# Start of Information supplied

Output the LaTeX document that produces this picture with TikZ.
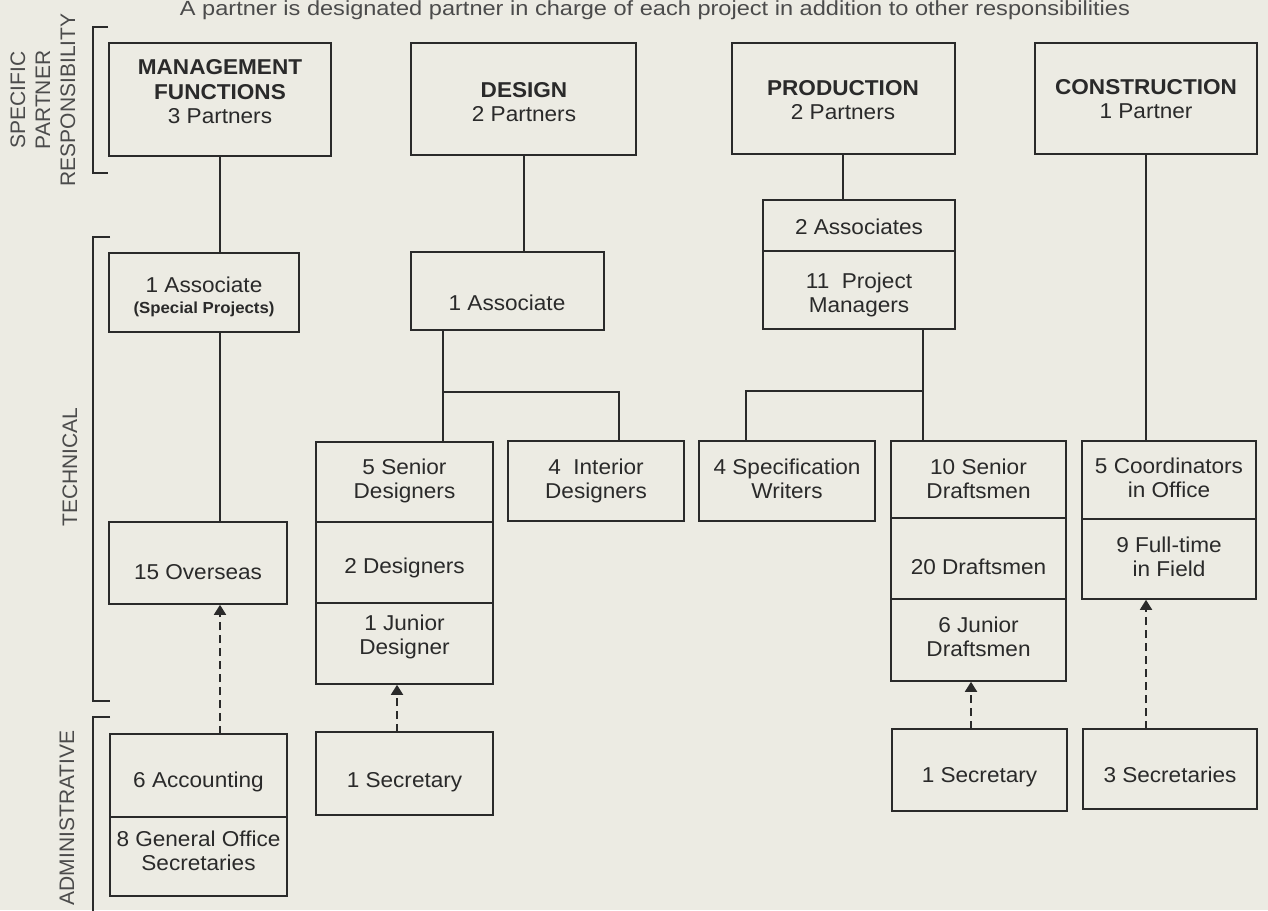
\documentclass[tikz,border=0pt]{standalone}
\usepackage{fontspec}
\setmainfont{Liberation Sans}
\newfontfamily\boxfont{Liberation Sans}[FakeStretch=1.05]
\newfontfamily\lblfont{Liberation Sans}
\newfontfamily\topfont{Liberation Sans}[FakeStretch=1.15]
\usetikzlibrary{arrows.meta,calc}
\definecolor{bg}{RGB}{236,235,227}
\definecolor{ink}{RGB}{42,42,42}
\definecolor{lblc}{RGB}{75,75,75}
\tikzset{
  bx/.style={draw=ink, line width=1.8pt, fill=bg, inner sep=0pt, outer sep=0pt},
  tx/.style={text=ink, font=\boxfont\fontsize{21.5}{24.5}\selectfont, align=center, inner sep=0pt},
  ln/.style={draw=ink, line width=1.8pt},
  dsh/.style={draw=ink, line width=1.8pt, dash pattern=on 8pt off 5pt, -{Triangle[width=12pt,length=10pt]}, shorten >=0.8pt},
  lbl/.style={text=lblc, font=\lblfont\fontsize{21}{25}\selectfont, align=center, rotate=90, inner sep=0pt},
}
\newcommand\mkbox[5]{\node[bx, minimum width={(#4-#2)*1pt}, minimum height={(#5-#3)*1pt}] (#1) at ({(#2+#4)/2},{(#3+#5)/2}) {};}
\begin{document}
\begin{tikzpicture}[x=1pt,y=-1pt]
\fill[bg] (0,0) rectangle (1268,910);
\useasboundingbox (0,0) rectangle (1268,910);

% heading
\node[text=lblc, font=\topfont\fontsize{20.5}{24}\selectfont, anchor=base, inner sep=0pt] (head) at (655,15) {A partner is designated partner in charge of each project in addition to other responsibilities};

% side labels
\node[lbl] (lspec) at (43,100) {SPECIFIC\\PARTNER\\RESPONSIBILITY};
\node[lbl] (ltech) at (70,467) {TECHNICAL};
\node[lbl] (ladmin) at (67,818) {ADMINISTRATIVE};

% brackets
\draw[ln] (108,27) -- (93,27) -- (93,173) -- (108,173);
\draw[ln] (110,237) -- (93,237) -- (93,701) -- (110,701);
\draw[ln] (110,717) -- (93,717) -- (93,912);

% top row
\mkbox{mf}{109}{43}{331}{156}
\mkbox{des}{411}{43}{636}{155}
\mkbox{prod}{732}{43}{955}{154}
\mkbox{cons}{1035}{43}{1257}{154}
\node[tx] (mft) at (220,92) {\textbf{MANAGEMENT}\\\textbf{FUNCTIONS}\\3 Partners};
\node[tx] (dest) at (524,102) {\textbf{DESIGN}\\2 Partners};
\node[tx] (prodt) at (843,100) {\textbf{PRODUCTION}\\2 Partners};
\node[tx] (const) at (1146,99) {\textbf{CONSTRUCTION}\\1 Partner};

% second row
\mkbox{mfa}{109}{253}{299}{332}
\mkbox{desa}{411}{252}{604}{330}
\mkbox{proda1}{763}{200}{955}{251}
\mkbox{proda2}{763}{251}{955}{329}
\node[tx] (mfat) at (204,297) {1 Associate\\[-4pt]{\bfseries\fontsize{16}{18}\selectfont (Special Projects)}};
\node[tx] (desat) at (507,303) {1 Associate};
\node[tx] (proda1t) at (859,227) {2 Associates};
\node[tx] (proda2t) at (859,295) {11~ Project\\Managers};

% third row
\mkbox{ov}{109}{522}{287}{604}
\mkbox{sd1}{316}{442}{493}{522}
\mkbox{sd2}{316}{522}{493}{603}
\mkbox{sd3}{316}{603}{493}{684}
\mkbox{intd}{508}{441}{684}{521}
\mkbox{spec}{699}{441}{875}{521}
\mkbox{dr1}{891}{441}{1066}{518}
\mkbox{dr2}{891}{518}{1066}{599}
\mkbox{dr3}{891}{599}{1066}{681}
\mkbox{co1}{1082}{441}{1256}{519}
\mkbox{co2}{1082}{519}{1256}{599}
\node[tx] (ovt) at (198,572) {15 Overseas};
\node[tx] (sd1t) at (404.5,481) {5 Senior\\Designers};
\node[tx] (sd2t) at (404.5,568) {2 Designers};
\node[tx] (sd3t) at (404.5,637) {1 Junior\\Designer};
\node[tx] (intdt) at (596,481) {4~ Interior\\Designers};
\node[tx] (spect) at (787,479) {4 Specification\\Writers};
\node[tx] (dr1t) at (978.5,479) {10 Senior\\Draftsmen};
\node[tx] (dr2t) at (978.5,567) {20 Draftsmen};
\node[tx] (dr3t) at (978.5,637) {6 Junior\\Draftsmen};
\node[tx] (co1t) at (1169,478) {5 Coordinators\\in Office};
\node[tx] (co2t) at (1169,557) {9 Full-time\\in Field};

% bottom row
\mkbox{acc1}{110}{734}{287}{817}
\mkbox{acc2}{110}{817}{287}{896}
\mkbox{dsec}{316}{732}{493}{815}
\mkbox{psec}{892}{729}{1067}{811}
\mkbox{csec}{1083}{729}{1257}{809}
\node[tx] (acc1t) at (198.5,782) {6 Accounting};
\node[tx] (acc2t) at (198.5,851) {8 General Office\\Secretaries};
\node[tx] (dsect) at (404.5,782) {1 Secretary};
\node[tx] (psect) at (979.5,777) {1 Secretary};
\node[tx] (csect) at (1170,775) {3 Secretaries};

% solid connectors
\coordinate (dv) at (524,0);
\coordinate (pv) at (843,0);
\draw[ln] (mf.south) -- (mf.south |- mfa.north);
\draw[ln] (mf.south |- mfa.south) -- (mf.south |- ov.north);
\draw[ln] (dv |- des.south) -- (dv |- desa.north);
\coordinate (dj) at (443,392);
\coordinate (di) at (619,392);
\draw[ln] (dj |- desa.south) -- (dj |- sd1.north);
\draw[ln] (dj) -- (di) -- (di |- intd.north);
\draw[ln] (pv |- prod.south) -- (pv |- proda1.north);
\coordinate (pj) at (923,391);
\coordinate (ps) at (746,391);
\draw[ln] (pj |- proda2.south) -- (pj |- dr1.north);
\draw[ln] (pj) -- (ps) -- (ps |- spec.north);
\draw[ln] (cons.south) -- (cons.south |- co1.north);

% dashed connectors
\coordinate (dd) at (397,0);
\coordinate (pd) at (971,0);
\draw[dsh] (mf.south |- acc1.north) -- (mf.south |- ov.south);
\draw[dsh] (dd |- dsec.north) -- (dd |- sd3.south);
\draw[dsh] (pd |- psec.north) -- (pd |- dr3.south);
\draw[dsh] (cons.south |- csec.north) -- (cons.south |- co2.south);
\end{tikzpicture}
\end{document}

# End of Information supplied

* **What the exercise asks**
Copy the material exactly. Do not include the pictures.

* **Solution**
Output the LaTeX document that produces this picture with TikZ.
\documentclass[tikz,border=0pt]{standalone}
\usepackage{fontspec}
\setmainfont{Liberation Sans}
\newfontfamily\boxfont{Liberation Sans}[FakeStretch=1.05]
\newfontfamily\lblfont{Liberation Sans}
\newfontfamily\topfont{Liberation Sans}[FakeStretch=1.15]
\usetikzlibrary{arrows.meta,calc}
\definecolor{bg}{RGB}{236,235,227}
\definecolor{ink}{RGB}{42,42,42}
\definecolor{lblc}{RGB}{75,75,75}
\tikzset{
  bx/.style={draw=ink, line width=1.8pt, fill=bg, inner sep=0pt, outer sep=0pt},
  tx/.style={text=ink, font=\boxfont\fontsize{21.5}{24.5}\selectfont, align=center, inner sep=0pt},
  ln/.style={draw=ink, line width=1.8pt},
  dsh/.style={draw=ink, line width=1.8pt, dash pattern=on 8pt off 5pt, -{Triangle[width=12pt,length=10pt]}, shorten >=0.8pt},
  lbl/.style={text=lblc, font=\lblfont\fontsize{21}{25}\selectfont, align=center, rotate=90, inner sep=0pt},
}
\newcommand\mkbox[5]{\node[bx, minimum width={(#4-#2)*1pt}, minimum height={(#5-#3)*1pt}] (#1) at ({(#2+#4)/2},{(#3+#5)/2}) {};}
\begin{document}
\begin{tikzpicture}[x=1pt,y=-1pt]
\fill[bg] (0,0) rectangle (1268,910);
\useasboundingbox (0,0) rectangle (1268,910);

% heading
\node[text=lblc, font=\topfont\fontsize{20.5}{24}\selectfont, anchor=base, inner sep=0pt] (head) at (655,15) {A partner is designated partner in charge of each project in addition to other responsibilities};

% side labels
\node[lbl] (lspec) at (43,100) {SPECIFIC\\PARTNER\\RESPONSIBILITY};
\node[lbl] (ltech) at (70,467) {TECHNICAL};
\node[lbl] (ladmin) at (67,818) {ADMINISTRATIVE};

% brackets
\draw[ln] (108,27) -- (93,27) -- (93,173) -- (108,173);
\draw[ln] (110,237) -- (93,237) -- (93,701) -- (110,701);
\draw[ln] (110,717) -- (93,717) -- (93,912);

% top row
\mkbox{mf}{109}{43}{331}{156}
\mkbox{des}{411}{43}{636}{155}
\mkbox{prod}{732}{43}{955}{154}
\mkbox{cons}{1035}{43}{1257}{154}
\node[tx] (mft) at (220,92) {\textbf{MANAGEMENT}\\\textbf{FUNCTIONS}\\3 Partners};
\node[tx] (dest) at (524,102) {\textbf{DESIGN}\\2 Partners};
\node[tx] (prodt) at (843,100) {\textbf{PRODUCTION}\\2 Partners};
\node[tx] (const) at (1146,99) {\textbf{CONSTRUCTION}\\1 Partner};

% second row
\mkbox{mfa}{109}{253}{299}{332}
\mkbox{desa}{411}{252}{604}{330}
\mkbox{proda1}{763}{200}{955}{251}
\mkbox{proda2}{763}{251}{955}{329}
\node[tx] (mfat) at (204,297) {1 Associate\\[-4pt]{\bfseries\fontsize{16}{18}\selectfont (Special Projects)}};
\node[tx] (desat) at (507,303) {1 Associate};
\node[tx] (proda1t) at (859,227) {2 Associates};
\node[tx] (proda2t) at (859,295) {11~ Project\\Managers};

% third row
\mkbox{ov}{109}{522}{287}{604}
\mkbox{sd1}{316}{442}{493}{522}
\mkbox{sd2}{316}{522}{493}{603}
\mkbox{sd3}{316}{603}{493}{684}
\mkbox{intd}{508}{441}{684}{521}
\mkbox{spec}{699}{441}{875}{521}
\mkbox{dr1}{891}{441}{1066}{518}
\mkbox{dr2}{891}{518}{1066}{599}
\mkbox{dr3}{891}{599}{1066}{681}
\mkbox{co1}{1082}{441}{1256}{519}
\mkbox{co2}{1082}{519}{1256}{599}
\node[tx] (ovt) at (198,572) {15 Overseas};
\node[tx] (sd1t) at (404.5,481) {5 Senior\\Designers};
\node[tx] (sd2t) at (404.5,568) {2 Designers};
\node[tx] (sd3t) at (404.5,637) {1 Junior\\Designer};
\node[tx] (intdt) at (596,481) {4~ Interior\\Designers};
\node[tx] (spect) at (787,479) {4 Specification\\Writers};
\node[tx] (dr1t) at (978.5,479) {10 Senior\\Draftsmen};
\node[tx] (dr2t) at (978.5,567) {20 Draftsmen};
\node[tx] (dr3t) at (978.5,637) {6 Junior\\Draftsmen};
\node[tx] (co1t) at (1169,478) {5 Coordinators\\in Office};
\node[tx] (co2t) at (1169,557) {9 Full-time\\in Field};

% bottom row
\mkbox{acc1}{110}{734}{287}{817}
\mkbox{acc2}{110}{817}{287}{896}
\mkbox{dsec}{316}{732}{493}{815}
\mkbox{psec}{892}{729}{1067}{811}
\mkbox{csec}{1083}{729}{1257}{809}
\node[tx] (acc1t) at (198.5,782) {6 Accounting};
\node[tx] (acc2t) at (198.5,851) {8 General Office\\Secretaries};
\node[tx] (dsect) at (404.5,782) {1 Secretary};
\node[tx] (psect) at (979.5,777) {1 Secretary};
\node[tx] (csect) at (1170,775) {3 Secretaries};

% solid connectors
\coordinate (dv) at (524,0);
\coordinate (pv) at (843,0);
\draw[ln] (mf.south) -- (mf.south |- mfa.north);
\draw[ln] (mf.south |- mfa.south) -- (mf.south |- ov.north);
\draw[ln] (dv |- des.south) -- (dv |- desa.north);
\coordinate (dj) at (443,392);
\coordinate (di) at (619,392);
\draw[ln] (dj |- desa.south) -- (dj |- sd1.north);
\draw[ln] (dj) -- (di) -- (di |- intd.north);
\draw[ln] (pv |- prod.south) -- (pv |- proda1.north);
\coordinate (pj) at (923,391);
\coordinate (ps) at (746,391);
\draw[ln] (pj |- proda2.south) -- (pj |- dr1.north);
\draw[ln] (pj) -- (ps) -- (ps |- spec.north);
\draw[ln] (cons.south) -- (cons.south |- co1.north);

% dashed connectors
\coordinate (dd) at (397,0);
\coordinate (pd) at (971,0);
\draw[dsh] (mf.south |- acc1.north) -- (mf.south |- ov.south);
\draw[dsh] (dd |- dsec.north) -- (dd |- sd3.south);
\draw[dsh] (pd |- psec.north) -- (pd |- dr3.south);
\draw[dsh] (cons.south |- csec.north) -- (cons.south |- co2.south);
\end{tikzpicture}
\end{document}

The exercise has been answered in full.